Agree to disagree then I guess. "When it comes to performance, I was referring p...

verbbis · on Aug 1, 2021

"Trino pushes the queries down to both systems and processes the rest in flight."

This is how many data virtualization techniques work as well (e.g. PolyBase from Microsoft) - predicate pushdown is not exactly new. That is why I mentioned both approaches. However, according to my experience, the degree to which this helps is highly workload-dependent. Do you happen to have some reference which would help me understand how e.g. cross-domain joins between large datasets can be optimized with this approach?

"Are you saying teams aren't allowed to store immutable data in PostgreSQL?"

Of course they can. But unless you assume everyone (incl. the numerous COTS and legacy applications in any "normal" enterprise) is practicing event sourcing and/or their internal data models are somehow inherently understandable and usable by downstream consumers, a pipeline of some sort is required. That was my point. And if so, what's the difference for the team to target a dedicated DB within a cloud DW instance that speaks the PostgreSQL dialect - or close vs. a separate PostgreSQL instance?

Furthermore, if you think standardization of tools is not possible within an enterprise and everyone just does their own thing anyway - and mind you, despite suggesting Trino as one such tool yourself, I have low hopes of getting the data mesh standards for governance ending up being adopted either.

bitsondatadev · on Aug 2, 2021

"Do you happen to have some reference which would help me understand how e.g. cross-domain joins between large datasets can be optimized with this approach?"

Check out the original Presto paper (To be clear Trino is formerly PrestoSQL). https://trino.io/Presto_SQL_on_Everything.pdf. Also check out the definitive guide https://trino.io/blog/2021/04/21/the-definitive-guide.html for an even deeper dive.

"(incl. the numerous COTS and legacy applications in any "normal" enterprise)"

Funny you bring this up. In my last company we had a couple legacy apps that we didn't even have the code for any more. Just the artifacts (the license for these services were expiring and we were just waiting to kill them off). For the year or so that we had, we were able to write a simple Trino connector to pull these values through the API, and represent them as a table to Trino. And that's the point to your last question. It's the fact that you can meet the legacy code, or RDBMS database, or NoSQL database, or whatever the heck all these different teams own and get access to it in one location without migrating data and maintaining pipelines.

"I have low hopes of getting the data mesh standards for governance ending up being adopted either."

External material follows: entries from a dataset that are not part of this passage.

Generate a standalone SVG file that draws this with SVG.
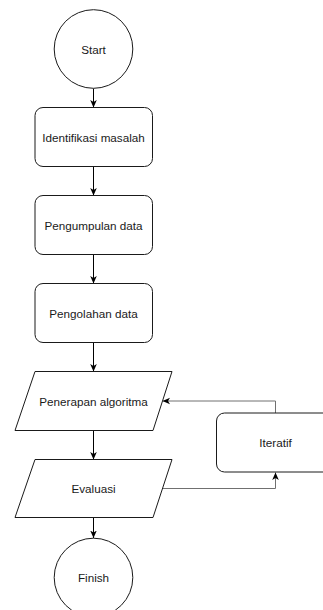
<svg xmlns="http://www.w3.org/2000/svg" width="323" height="610" viewBox="0 0 323 610">
<defs>
<marker id="arr" viewBox="0 0 8 8" markerWidth="8" markerHeight="8" refX="7.5" refY="4" orient="auto" markerUnits="userSpaceOnUse">
<path d="M0,0.7 L7.5,4 L0,7.3 L2,4 Z" fill="#000"/>
</marker>
<marker id="arrg" viewBox="0 0 8 8" markerWidth="8" markerHeight="8" refX="7.5" refY="4" orient="auto" markerUnits="userSpaceOnUse">
<path d="M0,0.7 L7.5,4 L0,7.3 L2,4 Z" fill="#000"/>
</marker>
<style>
.s{fill:#fff;stroke:#1a1a1a;stroke-width:1}
.t{font-family:"Liberation Sans",Arial,sans-serif;font-size:11.7px;fill:#1a1a1a;text-anchor:middle;dominant-baseline:central}
.c{fill:none;stroke:#000;stroke-width:1;marker-end:url(#arr)}
.g{fill:none;stroke:#707070;stroke-width:1;marker-end:url(#arrg)}
</style>
</defs>
<rect width="323" height="610" fill="#fff"/>
<g id="connectors">
<line class="c" x1="93.5" y1="88.5" x2="93.5" y2="107.5"/>
<line class="c" x1="93.5" y1="166.5" x2="93.5" y2="195.5"/>
<line class="c" x1="93.5" y1="254.5" x2="93.5" y2="283.5"/>
<line class="c" x1="93.5" y1="342.5" x2="93.5" y2="371.5"/>
<line class="c" x1="93.5" y1="430.5" x2="93.5" y2="459.5"/>
<line class="c" x1="93.5" y1="517.5" x2="93.5" y2="538"/>
<polyline class="g" points="275.5,413 275.5,401 162.5,401"/>
<polyline class="g" points="162,488.5 275.5,488.5 275.5,472.5"/>
</g>
<g id="start">
<circle class="s" cx="93.5" cy="49" r="39.3"/>
<text class="t" x="93.5" y="49">Start</text>
</g>
<g id="identifikasi">
<rect class="s" x="35" y="107.5" width="117.5" height="59" rx="8"/>
<text class="t" x="93.5" y="137">Identifikasi masalah</text>
</g>
<g id="pengumpulan">
<rect class="s" x="35" y="195.5" width="117.5" height="59" rx="8"/>
<text class="t" x="93.5" y="225">Pengumpulan data</text>
</g>
<g id="pengolahan">
<rect class="s" x="35" y="283.5" width="117.5" height="59" rx="8"/>
<text class="t" x="93.5" y="313">Pengolahan data</text>
</g>
<g id="penerapan">
<polygon class="s" points="35,371.5 172,371.5 153,430.5 15,430.5"/>
<text class="t" x="93.5" y="401">Penerapan algoritma</text>
</g>
<g id="evaluasi">
<polygon class="s" points="35,459.5 172,459.5 153,517.5 15,517.5"/>
<text class="t" x="93.5" y="488.5">Evaluasi</text>
</g>
<g id="finish">
<circle class="s" cx="93.5" cy="577.5" r="39.3"/>
<text class="t" x="93.5" y="577.5">Finish</text>
</g>
<g id="iteratif">
<rect class="s" x="216.5" y="413" width="117.5" height="59" rx="8"/>
<text class="t" x="275.5" y="442.5">Iteratif</text>
</g>
</svg>
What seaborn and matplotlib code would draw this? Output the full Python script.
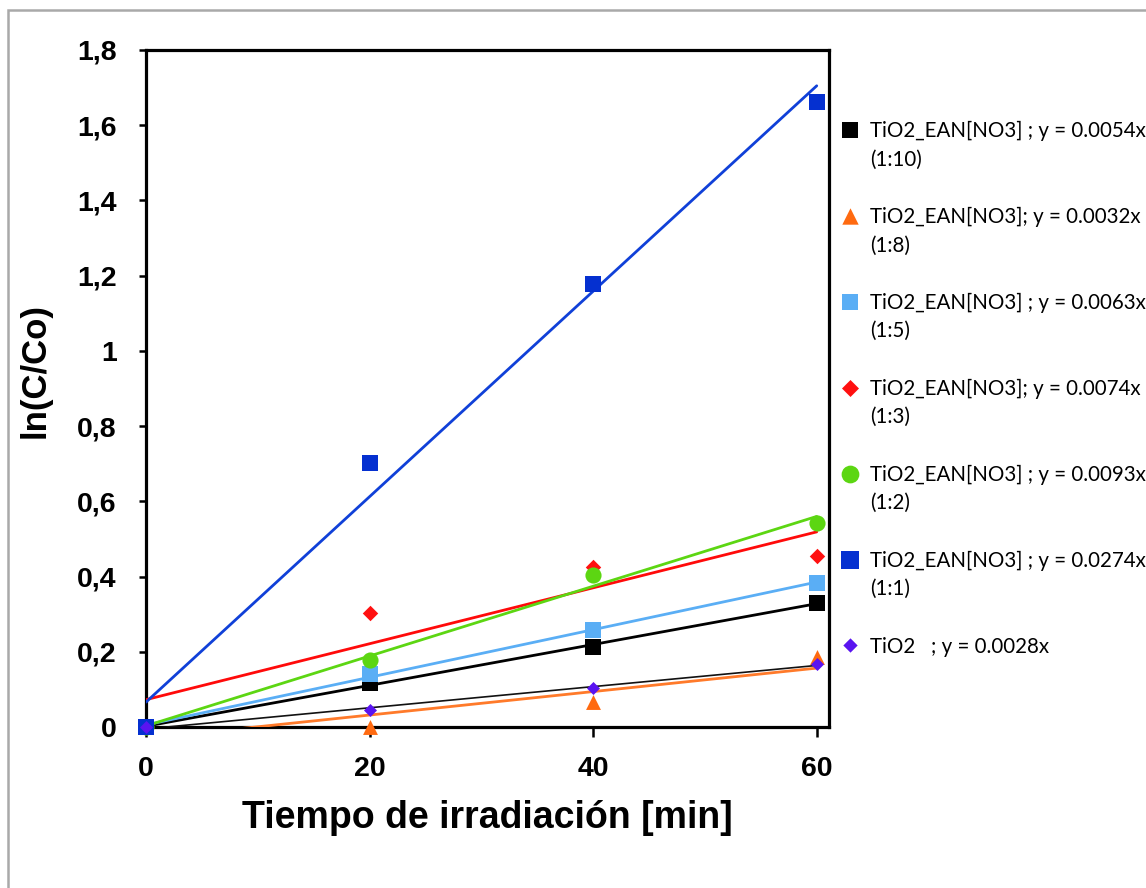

My view is that data mesh should be opt-in and flexible. Each team can pick and choose what portion of their data is modeled and exposed. If a team models their data in a way that doesn't align with some central standard, then they just need to create a view or some mapping that exposes their internal setup to match the central standard. Per the data mesh principle of federated computational governance, each team has a seat as to what these standards are. There can be some strict standards, and some that are more open. Teams/Domains only need to opt-in or concern themselves with the standards that are being requested of their data by the consumers. All the rest they can opt out.

I personally think avoiding company-wide standards is likely the best way to approach adoption. You basically have a list of well documented standards that can easily be searched and understood by consumers (analysts, business folks, data scientists, etc..) and it's up to the domains/consumers to negotiate standards on more of an adhoc basis. Therefore participating in the data mesh isn't some giant meeting everyone needs to join to grow consensus around. It can be much more distributed and less invasive.